"Arthur Ransome changed my life by commissioning Peter Duck and then selling her on. She's been an influence on my life since I was three years old. My relationship with Ransome, however, has been more complicated … Intellectually, I am proud of the Ransome connection and I am happy when people want to talk about Peter Duck as Ransome's boat; look at her, touch her. John McCarthy came on board in the summer of 2011 and I could see that he was genuinely moved to be holding the tiller Ransome had held, sitting where he had sat.
While writing the "Strong Winds" series I have enjoyed re-thinking what Ransome's stories might look like in the contemporary world. How would his characters cope if faced with a Risk Assessment, for instance? How can today's children be enabled to develop independence and self-reliance? What is leadership if it's not based automatically on being the oldest and a boy? Playing with some of these ideas has been fun and my admiration for Ransome's achievement has been enhanced. Through the 1930s and into the 1940s he created a coherent alternative world of adventure and imagination that has stayed with and sustained many people through their lifetime. Many of his early readers were then inspired to go sailing themselves. Through his long and terrifying captivity in the Lebanon John McCarthy cherished the dream of learning to sail. It helped him keep his spirit and his sanity.
Emotionally, I have never felt that close to Ransome. It is Peter Duck who I love. She is an integral part of whatever it is that makes me myself. I have known since childhood that Ransome did not really warm to the yacht and I have thought the less of him because of it. Now I begin to understand that she came at the wrong time in his life, when his creativity was almost at an end, and I feel pity for him – as well as gratitude that he brought her into existence in the first place.

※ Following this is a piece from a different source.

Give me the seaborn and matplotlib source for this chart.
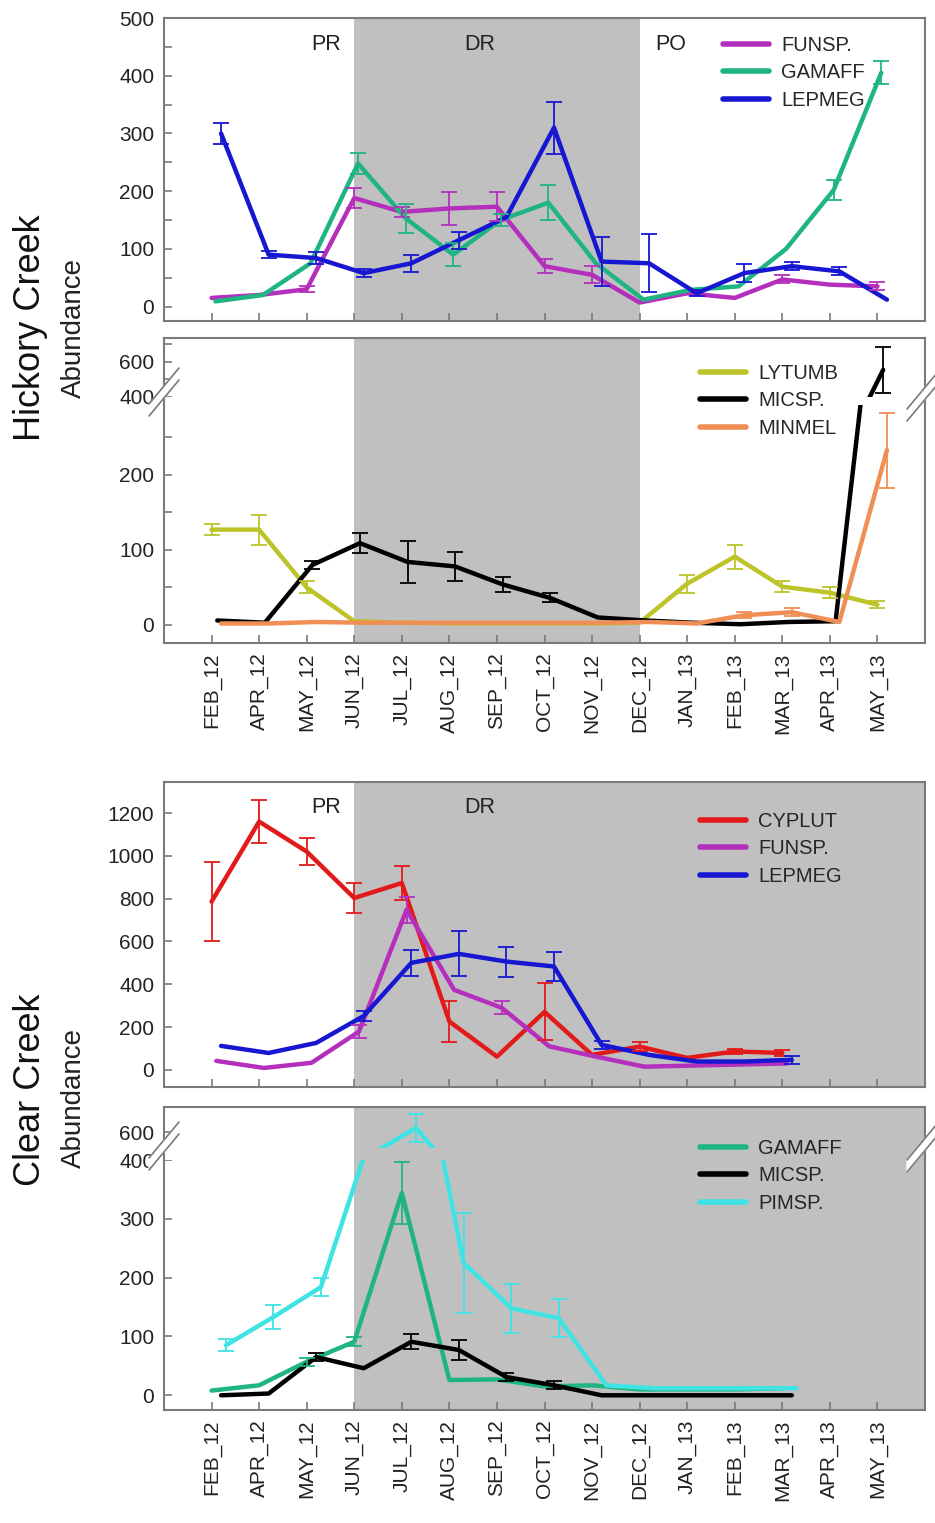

I was alone one Saturday on board Peter Duck. We'd had a lovely late evening sail and I was enjoying the peace of the cabin after a stressful week. I'd taken Roland Chambers's "The Last Englishman" off the bookshelf and was dipping into his account of Ransome’s involvement in the Russian Revolution and the dangerous, complex years that followed. He had fallen deeply in love with Evgenia Schelepina and by 1919-1920 he was desperate to get her out of Moscow and bring her to some sort of safety. This was not going to be easy. Ransome was already married with a daughter, he was politically suspect as a double agent, his wife refused a divorce, his mother was unsympathetic, his newspaper sacked him. He needed to keep writing and earning and spying for the British: Evgenia had to be persuaded not to smuggle any more roubles or diamonds for the Bolsheviks.
The two of them were not obviously compatible. He was sentimental, devoted, (probably irritating) and set in his ways: she was awkward, passionate, moody, opinionated and critical. Many of Ransome’s admirers have struggled to like Evgenia but theirs was a huge, lifelong love story. Sitting in the quiet evening in the sanctuary of my cabin I could feel the profound relief they must have experienced in 1921 when they finally left politics and the land behind and set out on board the ketch Racundra.
Then, for the first time, I allowed myself to imagine them, both of them, elderly and rather cross, in Peter Duck’s cabin with me. I have never done that before and it was awe-inspiring. They were more than ghosts. I could see at once what the problem had been between them and my beloved boat. They were, quite simply, too big for her – physically and in their personalities. I felt humble, protective and invisibly connected".